"Entre gangues juvenis de negros, de hispânicos e de orientais, violentas, ignorantes e intolerantes, Clint Eastwood vive os últimos dias do viúvo Walt Kowalski e faz de "Gran Torino" o seu filme mais maduro. E mais duro. Veterano da Guerra da Coreia e operário aposentado da linha de montagem da Ford, Walt está velho e doente e vive sozinho em um bairro decadente de uma cidade do interior. Consumido por remorsos e culpas, e cercado por vizinhos de caras, línguas e hábitos estranhos, mergulha em um pesadelo multicultural.
Não é preciso conhecer profundamente os Estados Unidos, nem amar ou odiar os americanos, para reconhecer neste filme um clássico contemporâneo, cheio de som e fúria, narrado com secura mas temperado com humor ácido e discreta delicadeza, sobre a América atual, sua decadência, suas contradições e impasses.
Não é uma metáfora da tolerância. É o improvável encontro, numa América conflagrada, de dois seres humanos, dentro de um insuperável desencontro cultural e geracional, ético e étnico, sem esperanças.
Para a geração de Kowalski, e sua fé nos valores americanos, na liberdade, na justiça, na ética do trabalho, são tempos sombrios.
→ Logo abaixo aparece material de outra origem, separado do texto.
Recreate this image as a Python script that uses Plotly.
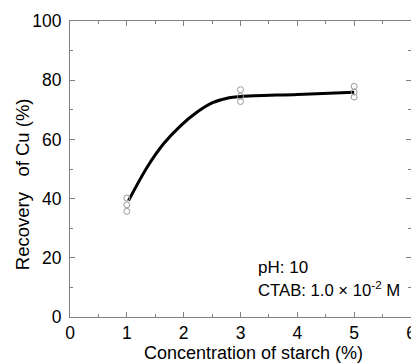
import plotly.graph_objects as go

# measured replicate points
x_meas = [1, 1, 1, 3, 3, 3, 5, 5, 5]
y_meas = [40.2, 37.9, 35.7, 76.8, 74.6, 72.8, 77.9, 76.0, 74.3]

# fitted curve
x_fit = [1.03, 1.36, 1.65, 1.94, 2.22, 2.51, 2.80, 3.0, 4.0, 5.0]
y_fit = [39.3, 50.7, 58.6, 64.5, 69.0, 72.4, 74.1, 74.5, 75.2, 75.9]

x_ticks = [0, 1, 2, 3, 4, 5, 6]
y_ticks = [0, 20, 40, 60, 80, 100]

FONT = "Liberation Sans, Arial, sans-serif"
FS = 17.5

fig = go.Figure()
fig.add_trace(go.Scatter(
    x=x_fit, y=y_fit, mode="lines", line=dict(color="black", width=3, shape="spline"),
    showlegend=False, hoverinfo="skip"))
fig.add_trace(go.Scatter(
    x=x_meas, y=y_meas, mode="markers",
    marker=dict(symbol="circle-open", size=6, color="#9a9a9a", line=dict(width=1)),
    showlegend=False))

axis_common = dict(
    showgrid=False, zeroline=False, showline=True, linecolor="#808080", linewidth=1,
    mirror="ticks", ticks="inside", ticklen=5, tickcolor="#808080", tickwidth=1,
    tickfont=dict(family=FONT, size=FS, color="black"),
    ticklabeloverflow="allow",
)
fig.update_xaxes(range=[0, 6], tickvals=x_ticks, ticktext=[str(v) for v in x_ticks],
                 minor=dict(dtick=0.5, ticks="inside", ticklen=3, tickcolor="#808080"),
                 **axis_common)
fig.update_yaxes(range=[0, 100], tickvals=y_ticks, ticktext=[str(v) for v in y_ticks],
                 minor=dict(dtick=10, ticks="inside", ticklen=3, tickcolor="#808080"),
                 ticklabelstandoff=4, **axis_common)

fig.update_layout(
    width=411, height=355,
    margin=dict(l=62, r=3, t=12, b=46),
    plot_bgcolor="white", paper_bgcolor="white",
    font=dict(family=FONT, color="black"),
    annotations=[
        dict(text="Concentration of starch (%)", xref="paper", yref="paper",
             x=0.5376, y=-0.1212, xanchor="center", yanchor="middle",
             showarrow=False, font=dict(size=18)),
        dict(text="Recovery\u00a0\u00a0 of Cu (%)", xref="paper", yref="paper",
             x=-0.1387, y=0.4478, xanchor="center", yanchor="middle",
             textangle=-90, showarrow=False, font=dict(size=18.5)),
        dict(text="pH: 10", xref="x", yref="y", x=3.265, y=16.6,
             xanchor="left", yanchor="middle", showarrow=False, font=dict(size=17)),
        dict(text="CTAB: 1.0 \u00d7 10<sup>-2</sup> M", xref="x", yref="y", x=3.265, y=9.5,
             xanchor="left", yanchor="middle", showarrow=False, font=dict(size=16.7)),
    ],
)

fig.write_html("out.html")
Seus filhos quarentões engrossam as multidões de vendedores e picaretas, são perdedores e predadores, esperando a sua magra herança. Seus vizinhos são chineses, ou coreanos, ou mexicanos, e não só das primeiras gerações de imigrantes pobres e trabalhadores, ansiosos para se integrar na vida e no sonho americanos. Mas dos seus filhos, criados na América da opulência, do consumismo e da permissividade, que perderam as suas tradições culturais e assimilaram os piores vícios, violências e intolerâncias dos jovens americanos.
Kowalski, arquetípico americano da geração que construiu a ferro e fogo uma nação livre e próspera, não tem lugar no novo mundo multicultural da cidadezinha do interior, que poderia ser todas ou qualquer uma, onde vivem milhões de Kowalskis (e Eastwoods) perplexos com as transformações da América e de seus valores mais profundos e amados. Muito triste, muito sincero, muito bonito. E sem pedir desculpas".